The grainy black-and-white photo, printed in a new book on the Rohingya crisis authored by Myanmar’s Army, shows a man standing over two bodies, wielding a farming tool. “Bengalis killed local ethnics brutally”, reads the caption.
The photo appears in a section of the book covering ethnic riots in Myanmar in the 1940s. The text says the image shows Buddhists murdered by Rohingya — members of a Muslim minority the book refers to as “Bengalis” to imply they are illegal immigrants. But a Reuters examination of the photograph shows it was actually taken during Bangladesh’s 1971 independence war.
False labelling
It is one of three images that appear in the book, published in July by the Army’s department of public relations and psychological warfare, that have been misrepresented as archival pictures from the western State of Rakhine.

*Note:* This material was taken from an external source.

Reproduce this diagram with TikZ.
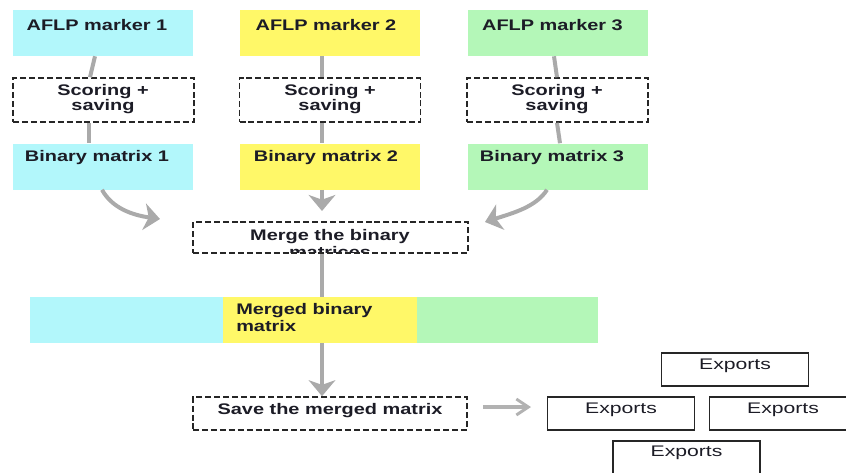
\documentclass[tikz,border=0pt]{standalone}
\usepackage{fontspec}
\setmainfont{Liberation Sans}
\usepackage{graphicx}
\usetikzlibrary{arrows.meta}

\definecolor{boxcyan}{RGB}{178,247,251}
\definecolor{boxyellow}{RGB}{255,248,104}
\definecolor{boxgreen}{RGB}{180,247,184}
\definecolor{linkgray}{RGB}{170,170,170}
\definecolor{inkdark}{RGB}{28,28,38}

% labels are set wide, as in the original chart
\newcommand{\wtext}[1]{\scalebox{1.3}[1]{#1}}

\tikzset{
  lbl/.style={inner sep=0pt, text=inkdark, font=\bfseries\fontsize{11.5}{12}\selectfont},
  lbltwo/.style={lbl, align=center, font=\bfseries\fontsize{11.5}{11.2}\selectfont},
  colbox/.style={draw=none, inner sep=0pt, minimum width=135pt, minimum height=34.5pt},
  dashbox/.style={draw=black!85, dashed, dash pattern=on 4.5pt off 2.2pt, line width=1.2pt, inner sep=0pt},
  exbox/.style={draw=black!85, line width=1.2pt, inner sep=0pt, minimum width=110pt, minimum height=24.75pt},
  link/.style={draw=linkgray, line width=3pt},
  flow/.style={link, -{Stealth[length=12pt, width=20pt, inset=3.5pt]}},
  thinflow/.style={draw=linkgray!90, line width=2.4pt, -{Straight Barb[length=9pt, width=12pt, line width=2.2pt]}},
}

\begin{document}
\begin{tikzpicture}[x=0.75pt, y=-0.75pt]
\useasboundingbox (0,0) rectangle (846,472);
\clip (0,0) rectangle (846,472);

% three marker columns
\node[colbox, fill=boxcyan]   (m1) at (103,33) {};
\node[colbox, fill=boxyellow] (m2) at (330,33) {};
\node[colbox, fill=boxgreen]  (m3) at (557.5,33) {};

\node[dashbox, minimum width=135.75pt, minimum height=33pt] (s1) at (103.5,100) {};
\node[dashbox, minimum width=135.75pt, minimum height=33pt] (s2) at (330,100) {};
\node[dashbox, minimum width=135.75pt, minimum height=33pt] (s3) at (557.5,100) {};

\node[colbox, fill=boxcyan]   (b1) at (103,166.5) {};
\node[colbox, fill=boxyellow] (b2) at (330,166.5) {};
\node[colbox, fill=boxgreen]  (b3) at (557.5,166.5) {};

\node[lbl] (m1t) at (97,25) {\wtext{AFLP marker 1}};
\node[lbl] (m2t) at (326,25) {\wtext{AFLP marker 2}};
\node[lbl] (m3t) at (552.5,25) {\wtext{AFLP marker 3}};

\node[lbltwo] (s1t) at (103,99.5) {\wtext{Scoring +}\\\wtext{saving}};
\node[lbltwo] (s2t) at (330,99.5) {\wtext{Scoring +}\\\wtext{saving}};
\node[lbltwo] (s3t) at (557,99.5) {\wtext{Scoring +}\\\wtext{saving}};

\node[lbl] (b1t) at (97,158) {\wtext{Binary matrix 1}};
\node[lbl] (b2t) at (326,158) {\wtext{Binary matrix 2}};
\node[lbl] (b3t) at (552,158) {\wtext{Binary matrix 3}};

% column links
\draw[link] (m1.south -| 95,0) -- (s1.north -| 90,0);
\draw[link] (s1.south -| 89,0) -- (b1.north -| 89,0);
\draw[link] (m2.south -| 322,0) -- (s2.north -| 322,0);
\draw[link] (s2.south -| 322,0) -- (b2.north -| 322,0);
\draw[link] (m3.south -| 554,0) -- (s3.north -| 557,0);
\draw[link] (s3.south -| 557,0) -- (b3.north -| 560,0);

% merge step: the second text line runs into the lower border
\begin{scope}
  \clip (194,223) rectangle (467,252);
  \node[lbltwo, font=\bfseries\fontsize{11.5}{12.2}\selectfont, anchor=north] (mgt) at (330,229.5) {\wtext{Merge the binary}\\\wtext{matrices}};
\end{scope}
\node[dashbox, minimum width=206pt, minimum height=23.25pt] (mg) at (330.5,237.5) {};

\coordinate (t1) at (160,219);
\coordinate (t3) at (485,222);
\draw[flow] (b1.south -| 102,0) .. controls (112,208) and (132,215) .. (t1);
\draw[flow] (b2.south -| 322,0) -- (322,211) coordinate (t2);
\draw[flow] (b3.south -| 547,0) .. controls (536,207) and (513,213) .. (t3);

% merged matrix bar
\node[draw=none, fill=boxcyan,   inner sep=0pt, minimum width=145.5pt, minimum height=34.5pt] (mb1) at (127,320) {};
\node[draw=none, fill=boxyellow, inner sep=0pt, minimum width=146.25pt, minimum height=34.5pt] (mb2) at (320.5,320) {};
\node[draw=none, fill=boxgreen,  inner sep=0pt, minimum width=135.75pt, minimum height=34.5pt] (mb3) at (507.5,320) {};
\node[lbltwo, align=left, anchor=north west, font=\bfseries\fontsize{11.5}{12.6}\selectfont] (mbt) at (236,303.5) {\wtext{Merged binary}\\\wtext{matrix}};

\draw[link] (mg.south -| 322,0) -- (mb2.north -| 322,0);

% saving step
\node[dashbox, minimum width=205.5pt, minimum height=24.75pt] (sv) at (330,413.5) {};
\node[lbl] (svt) at (330,410.5) {\wtext{Save the merged matrix}};
\draw[flow] (mb2.south -| 322,0) -- (sv.north -| 322,0);

% exports
\node[exbox] (e1) at (735,369.5) {};
\node[exbox] (e2) at (621,413.5) {};
\node[exbox] (e3) at (783,413.5) {};
\node[exbox] (e4) at (686.5,457.5) {};
\node[lbl, font=\fontsize{11.5}{12}\selectfont] (e1t) at (735,366) {\scalebox{1.38}[1]{Exports}};
\node[lbl, font=\fontsize{11.5}{12}\selectfont] (e2t) at (621,410) {\scalebox{1.38}[1]{Exports}};
\node[lbl, font=\fontsize{11.5}{12}\selectfont] (e3t) at (783,410) {\scalebox{1.38}[1]{Exports}};
\node[lbl, font=\fontsize{11.5}{12}\selectfont] (e4t) at (686.5,453) {\scalebox{1.38}[1]{Exports}};

\coordinate (tx) at (531,407);
\draw[thinflow] (sv.east |- 0,407) ++(15,0) coordinate (sx) -- (tx);
\end{tikzpicture}
\end{document}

In fact, Reuters found that two of the photos originally were taken in Bangladesh and Tanzania. A third was falsely labelled as depicting Rohingya entering Myanmar from Bangladesh, when in reality it showed migrants leaving the country.
The 117-page Myanmar Politics and the Tatmadaw: Part I relates the Army’s narrative of August last year, when some 7,00,000 Rohingya fled Rakhine to Bangladesh, according to UN agencies, triggering reports of mass killings, rape, and arson. Tatmadaw is the official name of Myanmar’s military.
Much of the content is sourced to the military’s “True News” information unit, which since the start of the crisis has distributed news giving the Army’s perspective, mostly via Facebook.
On Monday, Facebook banned the Army chief and other military officials accused of using the platform to “inflame ethnic and religious tensions”. The same day, UN investigators accused Senior General Min Aung Hlaing of overseeing a campaign with ”genocidal intent” and recommended he and other senior officials be prosecuted for crimes against humanity.
In its new book, the military denies the allegations of abuses, blaming the violence on “Bengali terrorists” it says were intent on carving out a Rohingya state named “Arkistan”.
The book also seeks to trace the history of the Rohingya — who regard themselves as native to western Myanmar — casting them as interlopers from Bangladesh.